Visitor Impact Score
86B/ 100
composite

Online tier, provisional until field audit

Destination Leader. Stillwater turned a dead lumber economy into a year-round visitor town by refusing to demolish its downtown, converting its 1931 lift bridge into a trail loop, and stacking festivals across the whole calendar.

The VIS card at a glance

Pop. 19,394 (2020 Census), Minnesota. U is the Unique Hook multiplier, then seven components. Framework VIS v1.0, online tier.

Category Name Grade Score
U UNIQUE HOOK multiplier 1.11x
W WEB B+ 90
B BRAND A- 91
A ANCHOR C- 70
D DOWNTOWN n/a n/a
C CURB n/a n/a
S STAY B+ 90
R RETURN A- 91
Category scores, VIS v1.0
W Web & Digital Presence
B Brand Identity
A Anchor Activity
S Stay & Itinerary
R Return & Referral
Fix first
Turn the great downtown into a bookable signature experience

Anchor scores 70, the town’s laggard, because Stillwater has a beautiful downtown but no single bookable signature attraction yet. A ticketed river, bridge, or heritage experience would close the one real gap.

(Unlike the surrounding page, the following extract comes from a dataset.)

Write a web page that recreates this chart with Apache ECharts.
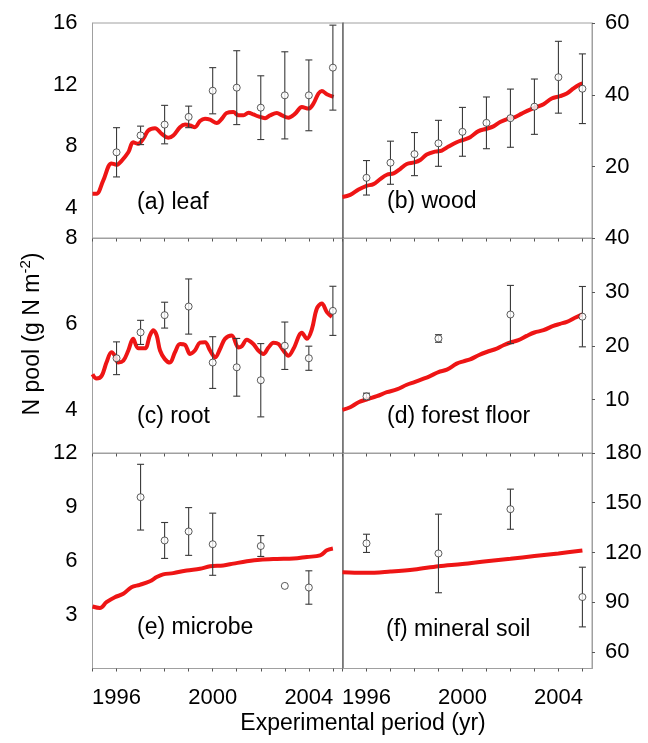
<!DOCTYPE html>
<html>
<head>
<meta charset="utf-8">
<script src="https://cdn.jsdelivr.net/npm/echarts@6/dist/echarts.min.js"></script>
<style>
  html, body { margin: 0; padding: 0; background: #fff; }
  #chart { width: 648px; height: 743px; }
</style>
</head>
<body>
<div id="chart"></div>
<script>
// ---------- Data ----------
const xTickYears = [1995, 1996, 1997, 1998, 1999, 2000, 2001, 2002, 2003, 2004, 2005];
const xTickLabels = [1996, 2000, 2004];

// (a) leaf
const leafObsX = [1996, 1997, 1998, 1999, 2000, 2001, 2002, 2003, 2004, 2005];
const leafObs  = [7.6, 8.7, 9.4, 9.9, 11.6, 11.8, 10.5, 11.3, 11.3, 13.1];
const leafErr  = [1.6, 0.6, 1.25, 0.7, 1.5, 2.4, 2.07, 2.83, 2.3, 2.76];
const leafModel = [
  [1995.0, 4.91], [1995.17, 4.91], [1995.44, 5.74], [1995.79, 6.88], [1996.0, 6.79],
  [1996.21, 7.05], [1996.49, 7.6], [1996.69, 8.25], [1996.9, 8.15], [1997.11, 8.47],
  [1997.32, 9.02], [1997.6, 9.17], [1997.88, 8.8], [1998.15, 8.54], [1998.36, 8.69],
  [1998.64, 9.23], [1998.85, 9.41], [1999.06, 9.34], [1999.26, 9.23], [1999.47, 9.63],
  [1999.68, 9.78], [1999.89, 9.72], [2000.17, 9.5], [2000.38, 9.78], [2000.58, 10.15],
  [2000.86, 10.21], [2001.07, 10.0], [2001.28, 10.0], [2001.49, 10.17], [2001.69, 10.06],
  [2001.9, 9.93], [2002.18, 9.82], [2002.39, 10.0], [2002.67, 10.15], [2002.88, 10.0],
  [2003.15, 9.85], [2003.43, 10.11], [2003.71, 10.54], [2003.99, 10.44], [2004.19, 10.76],
  [2004.4, 11.42], [2004.54, 11.59], [2004.75, 11.37], [2005.03, 11.2]
];
const leafTicks = [4, 8, 12, 16];

// (b) wood
const woodObsX = [1996, 1997, 1998, 1999, 2000, 2001, 2002, 2003, 2004, 2005];
const woodObs  = [16.9, 21.1, 23.5, 26.5, 29.7, 32.2, 33.5, 36.7, 44.9, 41.7];
const woodErr  = [4.8, 6.0, 6.0, 6.4, 6.8, 7.2, 8.1, 7.7, 10.0, 9.7];
const woodModel = [
  [1995.0, 11.58], [1995.32, 12.14], [1995.67, 13.63], [1996.0, 14.67], [1996.29, 15.14],
  [1996.57, 16.54], [1996.85, 17.75], [1997.13, 18.12], [1997.4, 19.35], [1997.68, 20.75],
  [1998.0, 21.2], [1998.24, 21.87], [1998.51, 23.36], [1998.86, 24.2], [1999.14, 24.48],
  [1999.42, 25.6], [1999.76, 26.8], [2000.04, 27.48], [2000.32, 28.2], [2000.67, 29.9],
  [2001.01, 30.56], [2001.29, 31.21], [2001.57, 32.41], [2001.92, 33.37], [2002.19, 33.82],
  [2002.47, 34.77], [2002.82, 35.89], [2003.1, 36.62], [2003.38, 37.38], [2003.72, 38.97],
  [2004.07, 39.62], [2004.35, 40.38], [2004.63, 41.78], [2004.83, 42.7], [2005.0, 43.18]
];
const woodTicks = [20, 40, 60];

// (c) root
const rootObsX = [1996, 1997, 1998, 1999, 2000, 2001, 2002, 2003, 2004, 2005];
const rootObs  = [5.21, 5.81, 6.21, 6.41, 5.11, 5.0, 4.7, 5.5, 5.21, 6.31];
const rootErr  = [0.38, 0.28, 0.3, 0.64, 0.6, 0.67, 0.85, 0.55, 0.28, 0.57];
const rootModel = [
  [1995.0, 4.84], [1995.17, 4.74], [1995.38, 4.8], [1995.58, 5.11], [1995.79, 5.35],
  [1995.93, 5.27], [1996.07, 5.11], [1996.28, 5.15], [1996.49, 5.39], [1996.69, 5.66],
  [1996.9, 5.44], [1997.18, 5.44], [1997.39, 5.74], [1997.53, 5.86], [1997.67, 5.74],
  [1997.81, 5.39], [1998.01, 5.19], [1998.22, 5.11], [1998.43, 5.35], [1998.64, 5.54],
  [1998.85, 5.52], [1999.06, 5.31], [1999.26, 5.39], [1999.47, 5.57], [1999.68, 5.58],
  [1999.89, 5.39], [2000.1, 5.23], [2000.31, 5.43], [2000.51, 5.66], [2000.79, 5.74],
  [2001.07, 5.46], [2001.21, 5.49], [2001.42, 5.64], [2001.69, 5.54], [2001.9, 5.39],
  [2002.11, 5.31], [2002.32, 5.46], [2002.53, 5.57], [2002.74, 5.54], [2002.94, 5.39],
  [2003.15, 5.27], [2003.36, 5.43], [2003.71, 5.8], [2003.92, 5.66], [2004.13, 5.89],
  [2004.33, 6.36], [2004.54, 6.48], [2004.75, 6.28], [2004.96, 6.17]
];
const rootTicks = [4, 6, 8];

// (d) forest floor
const floorObsX = [1996, 1999, 2002, 2005];
const floorObs  = [10.6, 21.35, 25.8, 25.4];
const floorErr  = [0.6, 0.7, 5.4, 5.6];
const floorModel = [
  [1995.0, 8.1], [1995.32, 8.58], [1995.67, 9.51], [1996.0, 10.02], [1996.43, 10.63],
  [1996.85, 11.38], [1997.26, 11.88], [1997.68, 12.76], [1998.0, 13.25], [1998.38, 13.88],
  [1998.65, 14.37], [1999.0, 15.11], [1999.35, 15.56], [1999.76, 16.68], [2000.04, 17.11],
  [2000.32, 17.48], [2000.67, 18.23], [2001.01, 18.84], [2001.43, 19.47], [2001.71, 20.09],
  [2002.0, 20.6], [2002.33, 21.03], [2002.68, 21.83], [2003.0, 22.46], [2003.38, 22.89],
  [2003.79, 23.69], [2004.07, 24.07], [2004.35, 24.44], [2004.69, 25.19], [2005.0, 25.82]
];
const floorTicks = [10, 20, 30, 40];

// (e) microbe
const microbeObsX = [1997, 1998, 1999, 2000, 2002, 2003, 2004];
const microbeObs  = [9.54, 7.13, 7.63, 6.92, 6.82, 4.6, 4.51];
const microbeErr  = [1.83, 1.0, 1.33, 1.73, 0.58, 0, 0.93];
const microbeModel = [
  [1995.0, 3.45], [1995.31, 3.37], [1995.58, 3.69], [1995.93, 3.97], [1996.28, 4.16],
  [1996.62, 4.53], [1996.97, 4.66], [1997.39, 4.86], [1997.67, 5.09], [1997.94, 5.24],
  [1998.36, 5.31], [1998.92, 5.46], [1999.47, 5.55], [1999.89, 5.69], [2000.44, 5.74],
  [2000.86, 5.84], [2001.42, 5.97], [2001.97, 6.06], [2002.67, 6.1], [2003.36, 6.12],
  [2003.92, 6.21], [2004.47, 6.3], [2004.75, 6.58], [2005.0, 6.68]
];
const microbeTicks = [3, 6, 9, 12];

// (f) mineral soil
const soilObsX = [1996, 1999, 2002, 2005];
const soilObs  = [125.5, 119.4, 146.1, 93.1];
const soilErr  = [5.5, 23.7, 12.1, 18.0];
const soilModel = [
  [1995.0, 108.1], [1995.5, 107.8], [1996.0, 107.7], [1997.0, 108.5], [1998.0, 109.7],
  [1999.0, 111.7], [2000.0, 113.0], [2001.0, 114.7], [2002.0, 116.2], [2003.0, 117.8],
  [2004.0, 119.4], [2005.0, 121.2]
];
const soilTicks = [60, 90, 120, 150, 180];

const panelLabels = ['(a) leaf', '(b) wood', '(c) root', '(d) forest floor', '(e) microbe', '(f) mineral soil'];
const yTitle = 'N pool (g N m';
const ySup = '-2';
const xTitle = 'Experimental period (yr)';

// ---------- Build ----------
const FONT = '"Liberation Sans", Arial, Helvetica, sans-serif';
const GRAY = '#a0a0a0';
const RED = '#ee1515';

const panels = [
  { x: leafObsX, obs: leafObs, err: leafErr, model: leafModel, ticks: leafTicks, min: 2, max: 16, col: 0, row: 0 },
  { x: woodObsX, obs: woodObs, err: woodErr, model: woodModel, ticks: woodTicks, min: 0, max: 60, col: 1, row: 0 },
  { x: rootObsX, obs: rootObs, err: rootErr, model: rootModel, ticks: rootTicks, min: 3, max: 8, col: 0, row: 1 },
  { x: floorObsX, obs: floorObs, err: floorErr, model: floorModel, ticks: floorTicks, min: 0, max: 40, col: 1, row: 1 },
  { x: microbeObsX, obs: microbeObs, err: microbeErr, model: microbeModel, ticks: microbeTicks, min: 0, max: 12, col: 0, row: 2 },
  { x: soilObsX, obs: soilObs, err: soilErr, model: soilModel, ticks: soilTicks, min: 50, max: 180, col: 1, row: 2 }
];

const gridLefts = [92.5, 342.5];
const gridWidths = [250, 249.5];
const gridTops = [23, 238, 453];
const gridHeight = 215.5;

const grids = [], xAxes = [], yAxes = [], series = [];
let yIdx = 0;

function errorRender(params, api) {
  const x = api.value(0), lo = api.value(1), hi = api.value(2);
  if (hi - lo <= 0) return null;
  const t = api.coord([x, hi]);
  const b = api.coord([x, lo]);
  const w = 3.5;
  const st = { stroke: '#3a3a3a', lineWidth: 1.1 };
  return {
    type: 'group',
    children: [
      { type: 'line', shape: { x1: t[0], y1: t[1], x2: b[0], y2: b[1] }, style: st },
      { type: 'line', shape: { x1: t[0] - w, y1: t[1], x2: t[0] + w, y2: t[1] }, style: st },
      { type: 'line', shape: { x1: b[0] - w, y1: b[1], x2: b[0] + w, y2: b[1] }, style: st }
    ]
  };
}

panels.forEach((p, i) => {
  grids.push({
    left: gridLefts[p.col], top: gridTops[p.row],
    width: gridWidths[p.col], height: gridHeight,
    show: true, borderColor: GRAY, borderWidth: 1, backgroundColor: 'transparent'
  });
  const bottom = p.row === 2;
  xAxes.push({
    gridIndex: i, type: 'value', min: 1995, max: 2005.4,
    axisLine: { show: true, onZero: false, lineStyle: { color: GRAY, width: 1 } },
    axisTick: { show: true, customValues: xTickYears, length: 3, inside: false, lineStyle: { color: '#555', width: 1 } },
    axisLabel: { show: bottom, customValues: xTickLabels, formatter: v => String(v), fontSize: 22, fontFamily: FONT, color: '#000', margin: 18 },
    splitLine: { show: false }
  });
  const right = p.col === 1;
  yAxes.push({
    gridIndex: i, type: 'value', min: p.min, max: p.max, position: right ? 'right' : 'left',
    axisLine: { show: true, onZero: false, lineStyle: { color: GRAY, width: 1 } },
    axisTick: { show: right, customValues: p.ticks, length: 3, lineStyle: { color: '#555' } },
    axisLabel: { show: true, customValues: p.ticks, formatter: v => String(v), fontSize: 22, fontFamily: FONT, color: '#000', margin: right ? 13 : 15 },
    splitLine: { show: false }
  });
  const mainY = yIdx++;
  if (right) {
    yAxes.push({
      gridIndex: i, type: 'value', min: 0, max: 1, position: 'left',
      axisLine: { show: true, onZero: false, lineStyle: { color: '#6a6a6a', width: 1.5 } },
      axisTick: { show: false }, axisLabel: { show: false }, splitLine: { show: false }
    });
    yIdx++;
  }
  series.push({
    type: 'line', xAxisIndex: i, yAxisIndex: mainY, data: p.model,
    showSymbol: false, smooth: 0.35, lineStyle: { color: RED, width: 4 },
    silent: true, animation: false, z: 2
  });
  series.push({
    type: 'custom', xAxisIndex: i, yAxisIndex: mainY,
    data: p.x.map((x, k) => [x, p.obs[k] - p.err[k], p.obs[k] + p.err[k]]),
    encode: { x: 0, y: [1, 2] }, renderItem: errorRender, animation: false, z: 3
  });
  series.push({
    type: 'scatter', xAxisIndex: i, yAxisIndex: mainY,
    data: p.x.map((x, k) => [x, p.obs[k]]),
    symbol: 'circle', symbolSize: 7,
    itemStyle: { color: '#fff', borderColor: '#333', borderWidth: 1 },
    animation: false, z: 4
  });
});

const labelPos = [[137, 203], [387, 202], [137, 417], [387, 417], [137, 628], [386, 630]];
const graphics = panelLabels.map((t, i) => ({
  type: 'text', x: labelPos[i][0], y: labelPos[i][1], z: 10,
  style: { text: t, font: '23px ' + FONT, fill: '#000', textAlign: 'left', textVerticalAlign: 'middle' }
}));
graphics.push({
  type: 'text', x: 363, y: 724, z: 10,
  style: { text: xTitle, font: '23px ' + FONT, fill: '#000', textAlign: 'center', textVerticalAlign: 'middle' }
});
graphics.push({
  type: 'text', x: 33, y: 334, rotation: Math.PI / 2, z: 10,
  style: {
    text: '{n|' + yTitle + '}{s|' + ySup + '}{n|)}',
    textAlign: 'center', textVerticalAlign: 'middle', fill: '#000',
    rich: {
      n: { fontSize: 23, fontFamily: FONT, lineHeight: 30, fill: '#000' },
      s: { fontSize: 15, fontFamily: FONT, lineHeight: 15, verticalAlign: 'top', fill: '#000' }
    }
  }
});

const chart = echarts.init(document.getElementById('chart'), null, { renderer: 'canvas' });
chart.setOption({
  animation: false,
  backgroundColor: '#fff',
  grid: grids, xAxis: xAxes, yAxis: yAxes, series: series,
  graphic: graphics
});
</script>
</body>
</html>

Log the physical field visit to fill Downtown and Curb

Downtown vitality and curb appeal are pending an in-person audit and read n/a. A field visit would convert the online-tier ceiling into a full composite and likely settle the score closer to its true audit range.

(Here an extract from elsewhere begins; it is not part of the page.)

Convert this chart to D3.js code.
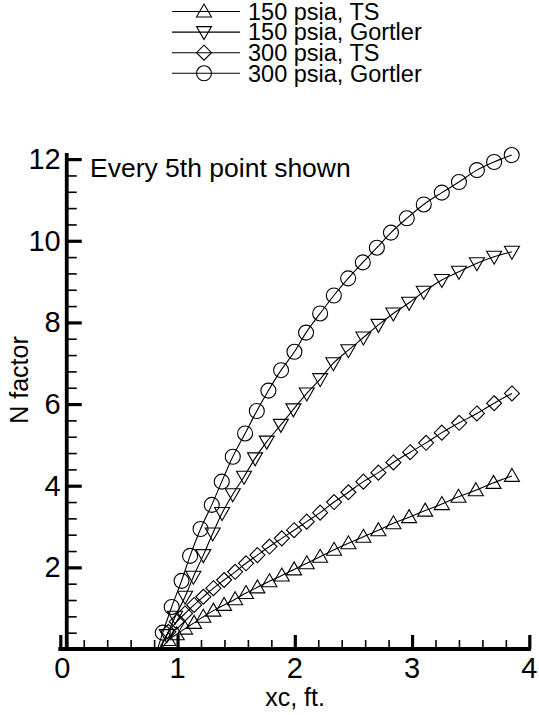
<!DOCTYPE html>
<html>
<head>
<meta charset="utf-8">
<script src="https://cdn.jsdelivr.net/npm/d3@7"></script>
<style>
  body { margin: 0; background: #fff; }
  text { font-family: "Liberation Sans", Arial, Helvetica, sans-serif; fill: #000; }
</style>
</head>
<body>
<div id="container"></div>
<script>
// Data (every 5th point shown)
const seriesNames = ['150 psia, TS', '150 psia, Gortler', '300 psia, TS', '300 psia, Gortler'];
const markerKinds = ['triUp', 'triDown', 'diamond', 'circle'];

const ts150X = [0.922, 0.993, 1.064, 1.141, 1.220, 1.306, 1.397, 1.491, 1.584, 1.681, 1.784, 1.889, 1.994, 2.102, 2.216, 2.335, 2.457, 2.585, 2.713, 2.841, 2.975, 3.112, 3.254, 3.396, 3.544, 3.695, 3.852];
const ts150Y = [0.22, 0.36, 0.50, 0.64, 0.79, 0.94, 1.08, 1.22, 1.37, 1.51, 1.66, 1.80, 1.95, 2.10, 2.26, 2.43, 2.59, 2.75, 2.91, 3.08, 3.23, 3.39, 3.55, 3.73, 3.89, 4.07, 4.24];

const gortler150X = [0.908, 0.979, 1.064, 1.135, 1.220, 1.300, 1.380, 1.471, 1.567, 1.661, 1.761, 1.881, 1.988, 2.102, 2.216, 2.329, 2.457, 2.585, 2.713, 2.840, 2.975, 3.100, 3.254, 3.400, 3.553, 3.700, 3.852];
const gortler150Y = [0.34, 0.79, 1.28, 1.77, 2.30, 2.83, 3.33, 3.79, 4.22, 4.67, 5.08, 5.49, 5.87, 6.26, 6.61, 7.00, 7.32, 7.63, 7.94, 8.22, 8.48, 8.75, 9.04, 9.24, 9.45, 9.61, 9.73];

const ts300X = [0.922, 0.993, 1.064, 1.141, 1.220, 1.306, 1.397, 1.491, 1.584, 1.681, 1.784, 1.889, 1.994, 2.102, 2.216, 2.335, 2.457, 2.585, 2.713, 2.841, 2.984, 3.120, 3.254, 3.402, 3.553, 3.700, 3.852];
const ts300Y = [0.42, 0.67, 0.87, 1.08, 1.28, 1.49, 1.69, 1.89, 2.10, 2.30, 2.51, 2.71, 2.91, 3.12, 3.34, 3.60, 3.84, 4.10, 4.32, 4.57, 4.82, 5.05, 5.30, 5.54, 5.77, 6.02, 6.26];

const gortler300X = [0.874, 0.950, 1.034, 1.107, 1.196, 1.292, 1.377, 1.471, 1.576, 1.676, 1.775, 1.883, 1.997, 2.096, 2.216, 2.333, 2.455, 2.580, 2.700, 2.820, 2.955, 3.100, 3.254, 3.400, 3.553, 3.700, 3.850];
const gortler300Y = [0.40, 1.03, 1.67, 2.28, 2.94, 3.53, 4.10, 4.71, 5.28, 5.83, 6.33, 6.83, 7.28, 7.75, 8.22, 8.66, 9.08, 9.47, 9.83, 10.20, 10.55, 10.89, 11.18, 11.44, 11.73, 11.93, 12.10];

// first (unmarked) point of each line, where it leaves the axis
const lineStartX = [0.86, 0.85, 0.85, 0.83];
const lineStartY = [0.0, 0.0, 0.0, 0.0];

const xMajorTicks = [0, 1, 2, 3, 4];
const xMinorTicks = [0.2, 0.4, 0.6, 0.8, 1.2, 1.4, 1.6, 1.8, 2.2, 2.4, 2.6, 2.8, 3.2, 3.4, 3.6, 3.8];
const yMajorTicks = [2, 4, 6, 8, 10, 12];
const yMinorTicks = [0.4, 0.8, 1.2, 1.6, 2.4, 2.8, 3.2, 3.6, 4.4, 4.8, 5.2, 5.6, 6.4, 6.8, 7.2, 7.6, 8.4, 8.8, 9.2, 9.6, 10.4, 10.8, 11.2, 11.6];

const allX = [ts150X, gortler150X, ts300X, gortler300X];
const allY = [ts150Y, gortler150Y, ts300Y, gortler300Y];

const width = 539, height = 715;

const svg = d3.select('#container')
    .append('svg')
    .attr('width', width)
    .attr('height', height);

svg.append('rect')
    .attr('width', width)
    .attr('height', height)
    .attr('fill', '#fff');

const x = d3.scaleLinear().domain([0, 4]).range([60.3, 529.3]);
const y = d3.scaleLinear().domain([0, 12.15]).range([649, 153]);
const yAxisAt = 0.055;   // the vertical axis sits just right of x = 0

function markerPath(kind) {
    if (kind === 'triUp') return 'M0,-7.5L7.5,5.5L-7.5,5.5Z';
    if (kind === 'triDown') return 'M0,7.5L7.5,-5.5L-7.5,-5.5Z';
    if (kind === 'diamond') return 'M0,-7.5L7.5,0L0,7.5L-7.5,0Z';
    return d3.arc()({innerRadius: 0, outerRadius: 7.5, startAngle: 0, endAngle: 2 * Math.PI});
}

// Curves
const line = d3.line()
    .x(d => x(d[0]))
    .y(d => y(d[1]))
    .curve(d3.curveMonotoneX);

allX.forEach((xs, i) => {
    const pts = [[lineStartX[i], lineStartY[i]]].concat(xs.map((v, j) => [v, allY[i][j]]));
    svg.append('path')
        .datum(pts)
        .attr('d', line)
        .attr('fill', 'none')
        .attr('stroke', '#000')
        .attr('stroke-width', 1.1);

    svg.append('g')
        .selectAll('path')
        .data(xs.map((v, j) => [v, allY[i][j]]))
        .enter()
        .append('path')
        .attr('transform', d => `translate(${x(d[0])},${y(d[1])})`)
        .attr('d', markerPath(markerKinds[i]))
        .attr('fill', 'none')
        .attr('stroke', '#000')
        .attr('stroke-width', 1.1);
});

// Axes: inward ticks
const yAxisX = x(yAxisAt);

const yMajor = svg.append('g')
    .attr('transform', `translate(${yAxisX},0)`)
    .call(d3.axisRight(y).tickValues(yMajorTicks).tickSize(15).tickFormat(''));
yMajor.selectAll('.tick line').attr('stroke-width', 3.2);

const yMinor = svg.append('g')
    .attr('transform', `translate(${yAxisX},0)`)
    .call(d3.axisRight(y).tickValues(yMinorTicks).tickSize(10).tickFormat(''));
yMinor.selectAll('.tick line').attr('stroke-width', 1.6);

const xMajor = svg.append('g')
    .attr('transform', `translate(0,${y(0)})`)
    .call(d3.axisTop(x).tickValues(xMajorTicks).tickSize(14).tickFormat(''));
xMajor.selectAll('.tick line').attr('stroke-width', 3.2);

const xMinor = svg.append('g')
    .attr('transform', `translate(0,${y(0)})`)
    .call(d3.axisTop(x).tickValues(xMinorTicks).tickSize(9).tickFormat(''));
xMinor.selectAll('.tick line').attr('stroke-width', 1.6);

svg.selectAll('.domain').remove();

svg.append('line')
    .attr('x1', yAxisX).attr('x2', yAxisX)
    .attr('y1', y(0) + 1.8).attr('y2', y(12.15))
    .attr('stroke', '#000').attr('stroke-width', 3.8);

svg.append('line')
    .attr('x1', x(0) - 2).attr('x2', x(4) + 1.6)
    .attr('y1', y(0)).attr('y2', y(0))
    .attr('stroke', '#000').attr('stroke-width', 3.8);

// Tick labels
svg.append('g')
    .selectAll('text')
    .data(yMajorTicks)
    .enter()
    .append('text')
    .attr('x', yAxisX - 6)
    .attr('y', d => y(d) + 10)
    .attr('text-anchor', 'end')
    .attr('font-size', 29)
    .text(d => d);

svg.append('g')
    .selectAll('text')
    .data(xMajorTicks)
    .enter()
    .append('text')
    .attr('x', d => d === 0 ? x(d) + 2 : x(d))
    .attr('y', y(0) + 29)
    .attr('text-anchor', 'middle')
    .attr('font-size', 29)
    .text(d => d);

// Axis titles
svg.append('text')
    .attr('x', (yAxisX + x(4)) / 2 - 3)
    .attr('y', 706)
    .attr('text-anchor', 'middle')
    .attr('font-size', 25)
    .text('xc, ft.');

svg.append('text')
    .attr('transform', 'translate(28,380) rotate(-90)')
    .attr('text-anchor', 'middle')
    .attr('font-size', 25)
    .text('N factor');

svg.append('text')
    .attr('x', 90)
    .attr('y', 177)
    .attr('font-size', 26.5)
    .text('Every 5th point shown');

// Legend
const legend = svg.append('g')
    .selectAll('g')
    .data(seriesNames)
    .enter()
    .append('g')
    .attr('transform', (d, i) => `translate(0,${11.5 + 20.6 * i})`);

legend.append('line')
    .attr('x1', 172).attr('x2', 240)
    .attr('y1', 0).attr('y2', 0)
    .attr('stroke', '#000')
    .attr('stroke-width', 1.1);

legend.append('path')
    .attr('transform', 'translate(204,0)')
    .attr('d', (d, i) => markerPath(markerKinds[i]))
    .attr('fill', 'none')
    .attr('stroke', '#000')
    .attr('stroke-width', 1.1);

legend.append('text')
    .attr('x', 248)
    .attr('y', 8.3)
    .attr('font-size', 23.5)
    .text(d => d);
</script>
</body>
</html>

Keep extending the off-season programming

The Snowflake Trail and Hometown for the Holidays already carry retail through winter. Continuing to fill the shoulder months between October Harvest Fest and the spring is what keeps downtown businesses open year-round.

/01 / The story

How Stillwater earned the score

Population About 19,394 (US Census 2020).

Situation A St. Croix River lumber capital whose sawmill economy walked away a hundred years ago, unlike most river towns that died with their mills.

Action Preserved the historic downtown and lumber-baron buildings, converted the 1931 lift bridge into a five-mile trail loop, and stacked a full festival calendar led by 91-year-old Lumberjack Days.

Result A Forbes prettiest-town listing, a year-round visitor economy, and an Instagram audience of about 32,000 that markets the town for free.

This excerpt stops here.